Alligator gar and longnose gar, whose territories overlap in the southern United States, can hybridize, as seen in this animal above.
Photograph By Solomon David

Interestingly, alligator and longnose gar hybridization isn’t some hypothetical experiment. Earlier this month, Kati Wright, a master’s student at Nicholls State University in Louisiana, hauled a six-foot, alligator-longnose hybrid out of the Trinity River in Texas, an extremely rare find.

“When you look at their snout, it’s obvious,” says Wright, explaining the hybrid’s nose is wider than that of a longnose gar but not as wide as an alligator’s.

It may be that the gar family’s extremely slow evolutionary trajectory is what allows these distantly related cousins to continue producing offspring, since their molecular makeup is so similar, David suggests.

Carl Rothfels, an evolutionary biologist at Utah State University who discovered the hybridization between ferns and was not involved in the new study, says the level of hybridization shown in the new study is even more extreme than a human and a lemur producing fertile offspring. 

It's "extraordinary,” says Rothfels, who was not involved in the research, in an email. “Off the charts!”

Help for humans?

Aside from setting new records all over the place, the scientists believe that the gars’ evolutionary secrets, such as their efficient DNA-repair mechanism, could benefit human health­.

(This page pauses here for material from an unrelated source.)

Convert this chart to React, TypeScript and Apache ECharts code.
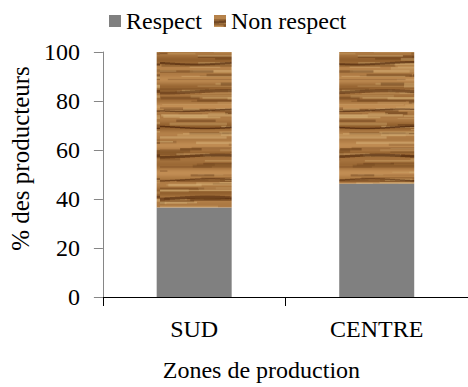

“As you copy DNA over and over and over again, you can get mistakes or changes,” says David. “But gars have something in there that when a mutation pops up, it gets corrected.”

David likens the process like a game of telephone that plays out over the millennia. When most organisms play it, the phrase whispered at the beginning changes over time until it takes on a totally different character by the end. But when gar play, the phrase remains nearly the same.

“If we can isolate what that is—and we’ve got some ideas as to what gene that might be—we can then take it to the next step of thinking about implications for human medicine and disease,” says David, who already breeds gar for use as model organisms.

For instance, if whatever is correcting those mutations can be replicated in human bodies, it could potentially prevent or counteract diseases such as cancer, the result of shortcomings in DNA repair and cell growth run amok.

If it all works out, there would be a delicious bit of irony for David, who spends a lot of time trying to change minds about fish that have long been persecuted for being ugly and of no commercial value.

“These fish that have been mistreated and considered ‘trash fish,’” he says, “may end up turning around and actually being extremely valuable to us from a human health perspective.”